Spectral analysis examines the harmonic content of timbral elements—particularly the harmonic series of various instruments—and how composers can derive pitch collections, harmonies, and instrumental combinations from acoustic properties. This approach, foundational to spectral composition, bridges acoustics and compositional practice, especially in contemporary music.
You know from your study of pitch and frequency that every musical tone is not a single sine wave but a harmonic series: a fundamental frequency plus integer multiples (the overtones) sounding simultaneously with varying amplitudes. The specific amplitude envelope of those overtones is what makes a violin sound different from an oboe even when playing the same notated pitch. You also know from harmonic rhythm that Western tonal harmony organizes these pitch relationships into chords and progressions. Spectral analysis asks a more fundamental question: what if composers derived pitch collections and harmonies directly from acoustic data — from the harmonic series itself — rather than from inherited tonal conventions?
The spectral school of composition, developed primarily in France in the 1970s by composers Gérard Grisey and Tristan Murail, proceeds exactly this way. Grisey's *Partiels* (1975) begins by acoustically analyzing the spectrum of a low E on a trombone. The instrument's harmonics — partials 1, 2, 3, 4, 5, 6, and beyond — are mapped onto the orchestra, with each instrumental section representing one layer of the spectrum. The chord heard at the opening is not a conventional tonal harmony; it is a direct translation of a brass instrument's acoustic fingerprint into orchestral sound. The pitches between the equal-tempered notes of the standard system — microtones — are essential, because the natural harmonic series does not align with the equal-tempered scale above the lowest partials.
Analyzing spectral works requires the same tool that acoustic physicists use: the Fourier decomposition (a connection to your Fourier series prerequisite). Any complex waveform can be broken into a sum of sine waves of different frequencies, amplitudes, and phases. A spectrogram — a plot of frequency versus time with amplitude shown as brightness — makes this decomposition visible. In a spectral piece, large-scale form is typically organized as a modulation between different spectral states: the orchestra might begin by imitating one acoustic spectrum, gradually transform through microtonal voice-leading into a second spectrum associated with a different instrument or vowel sound, and so on.
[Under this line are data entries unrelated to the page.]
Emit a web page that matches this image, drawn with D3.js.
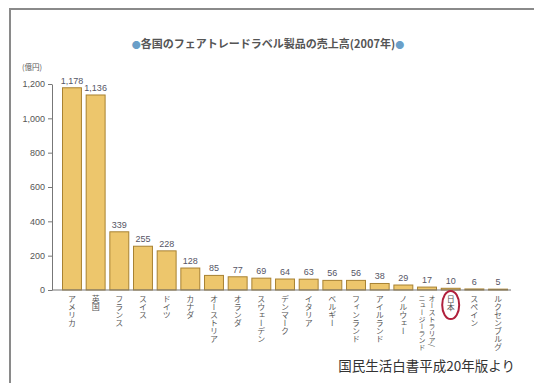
<!DOCTYPE html>
<html>
<head>
<meta charset="utf-8">
<script src="https://cdn.jsdelivr.net/npm/d3@7"></script>
<style>
  body { margin: 0; background: #fff; }
  svg { display: block; font-family: "Noto Sans CJK JP", sans-serif; }
</style>
</head>
<body>
<div id="chart"></div>
<script>
const countries = ["アメリカ", "英国", "フランス", "スイス", "ドイツ", "カナダ", "オーストリア", "オランダ",
    "スウェーデン", "デンマーク", "イタリア", "ベルギー", "フィンランド", "アイルランド", "ノルウェー",
    "オーストラリア/ニュージーランド", "日本", "スペイン", "ルクセンブルグ"];
const sales = [1178, 1136, 339, 255, 228, 128, 85, 77, 69, 64, 63, 56, 56, 38, 29, 17, 10, 6, 5];
const yTicks = [0, 200, 400, 600, 800, 1000, 1200];

const width = 534;
const height = 383;

const svg = d3.select("#chart")
    .append("svg")
    .attr("width", width)
    .attr("height", height);

// frame
svg.append("path")
    .attr("d", `M${width},9 H10 V${height}`)
    .attr("fill", "none")
    .attr("stroke", "#8a8a8a")
    .attr("stroke-width", 2);

// title
const title = svg.append("text")
    .attr("x", 268)
    .attr("y", 48)
    .attr("text-anchor", "middle")
    .attr("font-size", "11px")
    .attr("font-weight", "bold")
    .attr("fill", "#555");
title.append("tspan").attr("fill", "#6a9fc8").attr("font-size", "9px").text("●");
title.append("tspan").text("各国のフェアトレードラベル製品の売上高(2007年)");
title.append("tspan").attr("fill", "#6a9fc8").attr("font-size", "9px").text("●");

const xScale = d3.scaleBand()
    .domain(countries)
    .range([62.5, 507.5])
    .paddingInner(0.2)
    .paddingOuter(0);

const yScale = d3.scaleLinear()
    .domain([0, 1200])
    .range([290, 84]);

// y axis
const yAxisGroup = svg.append("g")
    .attr("transform", "translate(52, 0)")
    .call(d3.axisLeft(yScale).tickValues(yTicks).tickSize(4).tickSizeOuter(0)
        .tickFormat(d3.format(",")));
yAxisGroup.select(".domain").attr("stroke", "#777");
yAxisGroup.selectAll("line").attr("stroke", "#777");
yAxisGroup.selectAll("text")
    .attr("fill", "#555")
    .attr("font-size", "9px")
    .attr("font-family", "Arial, sans-serif");

svg.append("text")
    .attr("x", 22)
    .attr("y", 70)
    .attr("font-size", "7.5px")
    .attr("fill", "#555")
    .text("(億円)");

// bars
svg.selectAll("rect.bar")
    .data(sales)
    .enter()
    .append("rect")
    .attr("class", "bar")
    .attr("x", (d, i) => xScale(countries[i]))
    .attr("y", d => yScale(d))
    .attr("width", xScale.bandwidth())
    .attr("height", d => yScale(0) - yScale(d))
    .attr("fill", "#edc66c")
    .attr("stroke", "#a88232")
    .attr("stroke-width", 1);

// baseline
svg.append("line")
    .attr("x1", 52)
    .attr("x2", 511)
    .attr("y1", yScale(0))
    .attr("y2", yScale(0))
    .attr("stroke", "#777")
    .attr("stroke-width", 1);

// value labels
svg.selectAll("text.value")
    .data(sales)
    .enter()
    .append("text")
    .attr("class", "value")
    .attr("x", (d, i) => xScale(countries[i]) + xScale.bandwidth() / 2)
    .attr("y", d => yScale(d) - 4)
    .attr("text-anchor", "middle")
    .attr("font-size", "9px")
    .attr("font-family", "Arial, sans-serif")
    .attr("fill", "#556")
    .text(d => d3.format(",")(d));

// category labels (vertical)
countries.forEach((name, i) => {
    const cx = xScale(name) + xScale.bandwidth() / 2;
    const lines = name.split("/");
    if (lines.length > 1) lines[0] = lines[0] + "/";
    lines.forEach((line, j) => {
        const offset = (lines.length - 1) * 5 - j * 10;
        svg.append("text")
            .attr("class", "cat")
            .attr("x", cx + offset)
            .attr("y", 295)
            .attr("font-size", lines.length > 1 ? "7px" : "8px")
            .attr("fill", "#555")
            .style("writing-mode", "vertical-rl")
            .text(line);
    });
});

// circle around Japan
svg.append("ellipse")
    .attr("cx", xScale("日本") + xScale.bandwidth() / 2)
    .attr("cy", 305)
    .attr("rx", 8.5)
    .attr("ry", 14)
    .attr("fill", "none")
    .attr("stroke", "#b0203c")
    .attr("stroke-width", 2);

// source
svg.append("text")
    .attr("x", 515)
    .attr("y", 371)
    .attr("text-anchor", "end")
    .attr("font-size", "13.5px")
    .attr("fill", "#333")
    .text("国民生活白書平成20年版より");
</script>
</body>
</html>
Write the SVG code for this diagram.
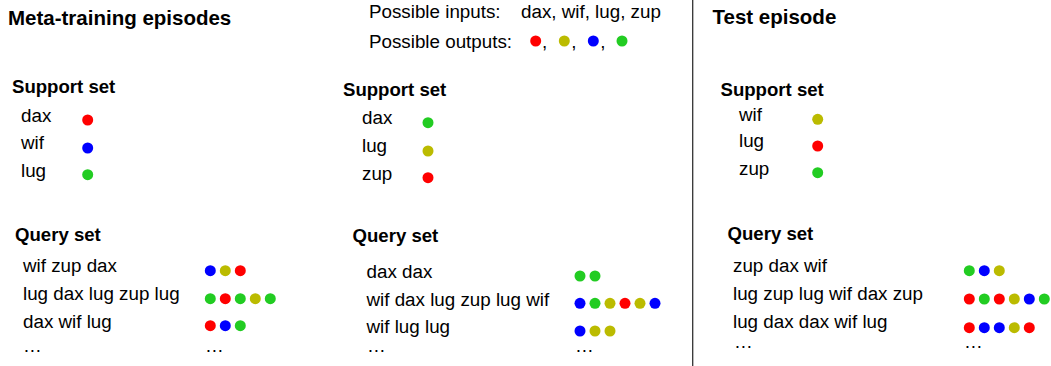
<svg xmlns="http://www.w3.org/2000/svg" width="1051" height="366" viewBox="0 0 1051 366">
<style>
text{font-family:"Liberation Sans",Arial,Helvetica,sans-serif;fill:#000}
.h{font-size:20.5px;font-weight:bold}
.b{font-size:18.6px;font-weight:bold}
.t{font-size:18.8px}
.r{fill:#ff0000}.y{fill:#bbbb00}.u{fill:#0000ff}.g{fill:#22cc22}
circle{stroke:none}
</style>
<rect width="1051" height="366" fill="#ffffff"/>
<g id="legend">
<text class="t" x="369" y="18.3">Possible inputs:</text>
<text class="t" x="521" y="18.3">dax, wif, lug, zup</text>
<text class="t" x="369" y="47.7">Possible outputs:</text>
<circle class="r" cx="535.7" cy="41" r="5.5"/>
<text class="t" x="542" y="48">,</text>
<circle class="y" cx="564.3" cy="41" r="5.5"/>
<text class="t" x="571.3" y="48">,</text>
<circle class="u" cx="593.3" cy="41" r="5.5"/>
<text class="t" x="600.3" y="48">,</text>
<circle class="g" cx="622" cy="41" r="5.5"/>
</g>
<g id="connectors">
<line x1="692.7" y1="0" x2="692.7" y2="366" stroke="#333333" stroke-width="1.3"/>
</g>
<g id="meta-training">
<text class="h" x="8" y="24.5">Meta-training episodes</text>
</g>
<g id="episode1-support">
<text class="b" x="12" y="93">Support set</text>
<text class="t" x="21" y="121.7">dax</text>
<text class="t" x="21" y="149">wif</text>
<text class="t" x="21" y="176.5">lug</text>
<circle class="r" cx="87.7" cy="120" r="5.5"/>
<circle class="u" cx="87.7" cy="148" r="5.5"/>
<circle class="g" cx="87.7" cy="174.7" r="5.5"/>
</g>
<g id="episode1-query">
<text class="b" x="15" y="241">Query set</text>
<text class="t" x="23" y="271.7">wif zup dax</text>
<text class="t" x="23" y="300">lug dax lug zup lug</text>
<text class="t" x="23" y="327.7">dax wif lug</text>
<text class="t" x="23" y="352">…</text>
<circle class="u" cx="210.3" cy="270.7" r="5.5"/>
<circle class="y" cx="225.3" cy="270.7" r="5.5"/>
<circle class="r" cx="240.3" cy="270.7" r="5.5"/>
<circle class="g" cx="210.3" cy="298.7" r="5.5"/>
<circle class="r" cx="225.3" cy="298.7" r="5.5"/>
<circle class="g" cx="240.3" cy="298.7" r="5.5"/>
<circle class="y" cx="255.3" cy="298.7" r="5.5"/>
<circle class="g" cx="270.3" cy="298.7" r="5.5"/>
<circle class="r" cx="210.3" cy="325.7" r="5.5"/>
<circle class="u" cx="225.3" cy="325.7" r="5.5"/>
<circle class="g" cx="240.3" cy="325.7" r="5.5"/>
<text class="t" x="205" y="352">…</text>
</g>
<g id="episode2-support">
<text class="b" x="343" y="95.5">Support set</text>
<text class="t" x="362" y="124">dax</text>
<text class="t" x="362" y="152.3">lug</text>
<text class="t" x="362" y="180">zup</text>
<circle class="g" cx="428" cy="122.7" r="5.5"/>
<circle class="y" cx="428" cy="151" r="5.5"/>
<circle class="r" cx="428" cy="177.7" r="5.5"/>
</g>
<g id="episode2-query">
<text class="b" x="352.5" y="242.3">Query set</text>
<text class="t" x="366.5" y="277.7">dax dax</text>
<text class="t" x="366.5" y="305.5">wif dax lug zup lug wif</text>
<text class="t" x="366.5" y="333">wif lug lug</text>
<text class="t" x="367" y="352">…</text>
<circle class="g" cx="580" cy="276" r="5.5"/>
<circle class="g" cx="595" cy="276" r="5.5"/>
<circle class="u" cx="580" cy="303.3" r="5.5"/>
<circle class="g" cx="595" cy="303.3" r="5.5"/>
<circle class="y" cx="610" cy="303.3" r="5.5"/>
<circle class="r" cx="625" cy="303.3" r="5.5"/>
<circle class="y" cx="640" cy="303.3" r="5.5"/>
<circle class="u" cx="655" cy="303.3" r="5.5"/>
<circle class="u" cx="580" cy="331" r="5.5"/>
<circle class="y" cx="595" cy="331" r="5.5"/>
<circle class="y" cx="610" cy="331" r="5.5"/>
<text class="t" x="575" y="352">…</text>
</g>
<g id="test-episode">
<text class="h" x="712.5" y="24">Test episode</text>
</g>
<g id="test-support">
<text class="b" x="720.5" y="95.7">Support set</text>
<text class="t" x="739" y="120.7">wif</text>
<text class="t" x="739" y="147.3">lug</text>
<text class="t" x="739" y="174.7">zup</text>
<circle class="y" cx="817.7" cy="119.3" r="5.5"/>
<circle class="r" cx="817.7" cy="146" r="5.5"/>
<circle class="g" cx="817.7" cy="172.7" r="5.5"/>
</g>
<g id="test-query">
<text class="b" x="727.5" y="240">Query set</text>
<text class="t" x="733" y="272.3">zup dax wif</text>
<text class="t" x="733" y="300">lug zup lug wif dax zup</text>
<text class="t" x="733" y="328.3">lug dax dax wif lug</text>
<text class="t" x="734" y="348.3">…</text>
<circle class="g" cx="969.3" cy="270.7" r="5.5"/>
<circle class="u" cx="984.3" cy="270.7" r="5.5"/>
<circle class="y" cx="999.3" cy="270.7" r="5.5"/>
<circle class="r" cx="969.3" cy="299" r="5.5"/>
<circle class="g" cx="984.3" cy="299" r="5.5"/>
<circle class="r" cx="999.3" cy="299" r="5.5"/>
<circle class="y" cx="1014.3" cy="299" r="5.5"/>
<circle class="u" cx="1029.3" cy="299" r="5.5"/>
<circle class="g" cx="1044.3" cy="299" r="5.5"/>
<circle class="r" cx="969.3" cy="327.7" r="5.5"/>
<circle class="u" cx="984.3" cy="327.7" r="5.5"/>
<circle class="u" cx="999.3" cy="327.7" r="5.5"/>
<circle class="y" cx="1014.3" cy="327.7" r="5.5"/>
<circle class="r" cx="1029.3" cy="327.7" r="5.5"/>
<text class="t" x="964" y="348.3">…</text>
</g>
</svg>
The transitions are not harmonic progressions in the tonal sense but acoustic morphings, analogous to a cross-fade between two timbres.
The compositional logic here is that harmony and timbre are on a continuum, not categorically separate. At low frequencies, we hear individual pitches and their relationships as chords; at high frequencies, the same intervals blend into a single perceived timbre. A high horn note and a low cello note playing a perfect fifth are heard as two distinct pitches; but if you compress that same ratio into the overtone range of a single instrument, you hear them fused into a single timbre. Spectral composers exploit this continuum deliberately, writing passages that oscillate between being heard as chords and as single timbres depending on register and instrumentation. Understanding spectral analysis means understanding that the acoustic reality of sound is more complex than the discrete pitch categories of standard notation, and that this complexity is a compositional resource.